Kent LMC medical director Dr John Allingham reported a similar situation, revealing that GP-led clinics were operating at a fraction of what they could deliver. He said: ‘We've got some very good, very efficient centres up and running, who can go a lot faster than their vaccine supply. But they're being held back by vaccine supply.
'For example, Whitstable Medical Practice has a drive-through model and has the capacity for 2,000 patients a week at their drive-through centre but they're getting 800 vaccines a week. [But they] have not delivered to all of their over-80s yet because they're a practice with a population of more than 40,000 patients. If they had been given the vaccine in greater supply, they could have done it.'
'Diluting' vaccine supply
Dr Allingham proposed GP-led sites should be allowed to get on with the job, using the systems and relationships they already have with patients to clear priority groups. He suggested that the rollout of mass vaccination centres, which he thought premature, was ‘diluting vaccine supply’.

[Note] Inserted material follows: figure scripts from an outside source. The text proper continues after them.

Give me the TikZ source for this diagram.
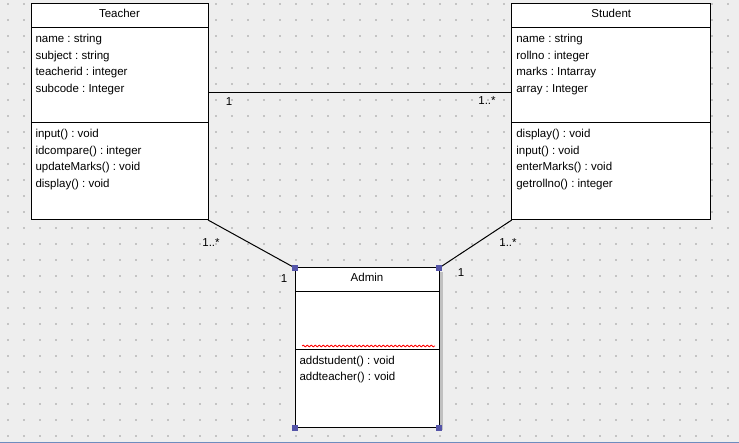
\documentclass[tikz,border=0pt]{standalone}
\usepackage{fontspec}
\setmainfont{Liberation Sans}
\usetikzlibrary{decorations.pathmorphing}
\definecolor{canvas}{RGB}{238,238,238}
\definecolor{griddot}{RGB}{196,196,196}
\definecolor{handle}{RGB}{84,84,168}
\definecolor{frameblue}{RGB}{110,140,190}
\definecolor{shadow}{RGB}{192,192,192}
\frenchspacing

\begin{document}
\begin{tikzpicture}[x=1pt, y=-1pt, line width=1pt,
  classbox/.style={draw, fill=white, rectangle, inner sep=0pt, outer sep=0pt},
  title/.style={anchor=base, inner sep=0pt, font=\fontsize{11.5}{14}\selectfont},
  member/.style={anchor=base west, inner sep=0pt, font=\fontsize{11.5}{14}\selectfont},
  mult/.style={inner sep=0pt, font=\fontsize{11.5}{14}\selectfont},
  grip/.style={fill=handle, minimum size=6.5pt, inner sep=0pt}]

  % canvas with the dotted grid
  \fill[canvas] (0,0) rectangle (739,443);
  \useasboundingbox (0,0) rectangle (739,443);
  \foreach \gx in {8,24,...,728}
    \foreach \gy in {4,20,...,436}
      \fill[griddot] (\gx-0.7,\gy-0.7) rectangle ++(1.4,1.4);
  \draw[frameblue] (0,442.5) -- (739,442.5);

  % classes
  \node[classbox, minimum width=177pt, minimum height=216pt] (teacher) at (119.5,112) {};
  \node[classbox, minimum width=199pt, minimum height=216pt] (student) at (611.3,112) {};
  \fill[shadow] (440,272) rectangle (442.5,430);
  \node[classbox, minimum width=144pt, minimum height=160pt] (admin) at (367,348) {};

  \foreach \cls/\hd/\sep in {teacher/24/119, student/24/119, admin/24/82}
    \draw ([yshift=-\hd pt]\cls.north west) -- ([yshift=-\hd pt]\cls.north east)
          ([yshift=-\sep pt]\cls.north west) -- ([yshift=-\sep pt]\cls.north east);

  \node[title] (teachername) at ([yshift=-14pt]teacher.north) {Teacher};
  \node[title] (studentname) at ([yshift=-14pt]student.north) {Student};
  \node[title] (adminname) at ([yshift=-14pt]admin.north) {Admin};

  % attributes and operations
  \foreach \txt [count=\i] in {name : string, subject : string, teacherid : integer, subcode : Integer}
    \node[member] (tatt\i) at ([xshift=4pt, yshift={-(39+16.5*(\i-1))*1pt}]teacher.north west) {\txt};
  \foreach \txt [count=\i] in {input() : void, idcompare() : integer, updateMarks() : void, display() : void}
    \node[member] (top\i) at ([xshift=4pt, yshift={-(134+16.5*(\i-1))*1pt}]teacher.north west) {\txt};
  \foreach \txt [count=\i] in {name : string, rollno : integer, marks : Intarray, array : Integer}
    \node[member] (satt\i) at ([xshift=4pt, yshift={-(39+16.5*(\i-1))*1pt}]student.north west) {\txt};
  \foreach \txt [count=\i] in {display() : void, input() : void, enterMarks() : void, getrollno() : integer}
    \node[member] (sop\i) at ([xshift=4pt, yshift={-(134+16.5*(\i-1))*1pt}]student.north west) {\txt};
  \foreach \txt [count=\i] in {addstudent() : void, addteacher() : void}
    \node[member] (aop\i) at ([xshift=4pt, yshift={-(97+16*(\i-1))*1pt}]admin.north west) {\txt};

  \draw[red, line width=0.8pt, decorate, decoration={snake, segment length=4pt, amplitude=0.9pt}]
    ([xshift=7pt, yshift=-78pt]admin.north west) -- ([xshift=-4pt, yshift=-78pt]admin.north east);

  % associations
  \draw ([yshift=19pt]teacher.east) -- ([yshift=19pt]student.west);
  \draw (teacher.south east) -- (admin.north west);
  \draw (student.south west) -- (admin.north east);

  \node[mult] (m1) at (229,102) {1};
  \node[mult] (m2) at (487,101) {1..*};
  \node[mult] (m3) at (211,243) {1..*};
  \node[mult] (m4) at (284,279) {1};
  \node[mult] (m5) at (508,243) {1..*};
  \node[mult] (m6) at (461,273) {1};

  % selection handles
  \foreach \c [count=\k] in {north west, north east, south west, south east}
    \node[grip] (grip\k) at (admin.\c) {};
\end{tikzpicture}
\end{document}
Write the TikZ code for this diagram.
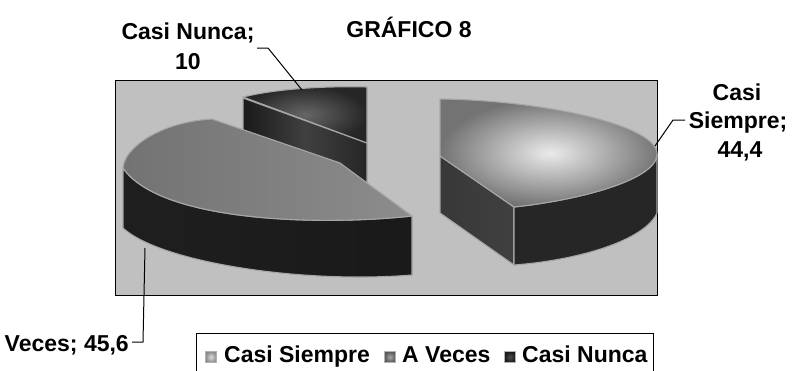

'My overarching point is that we should be looking at what we can do with what we've already got up and running. I personally believe that we will get the cohorts that need to be hit first done quicker if you let the GPs get on with it, because it would be done closer to home.
‘I think the at-risk cohorts are going to have a higher uptake if they're delivered by the GP surgery. Imagine that you're an elderly person, you trust your doctor, you trust your surgery. Do you trust the letter that arrives out of the blue that says you will have to travel halfway around London to get your jab? You're probably going to be less trusting.’
He added: ‘When you've seen the pain that people have gone through to set these clinics up, and we're now going: "Please, we can go faster, we can really nail this". Some people are saying that they can do their whole town in two weeks, just give us the vaccine.’
At a Downing Street press conference on Monday, Matt Hancock said: ‘We’re prioritising the supply of the vaccine into those parts of the country that need to complete the over-80s. Supply is the rate limiting factor – the NHS has brilliantly been able to deliver the amount of supply that we have available ready to go out.’
Last week the BMA asked the government for reassurance that vaccine supply will keep up with demand across GP-led clinics, and it asked for clarification on how GPs would work alongside mass vaccination centres. GPs have reported problems with the delivery of COVID vaccines as orders have been pushed back multiple times or cancelled at short notice - forcing surgeries to reschedule or cancel appointments.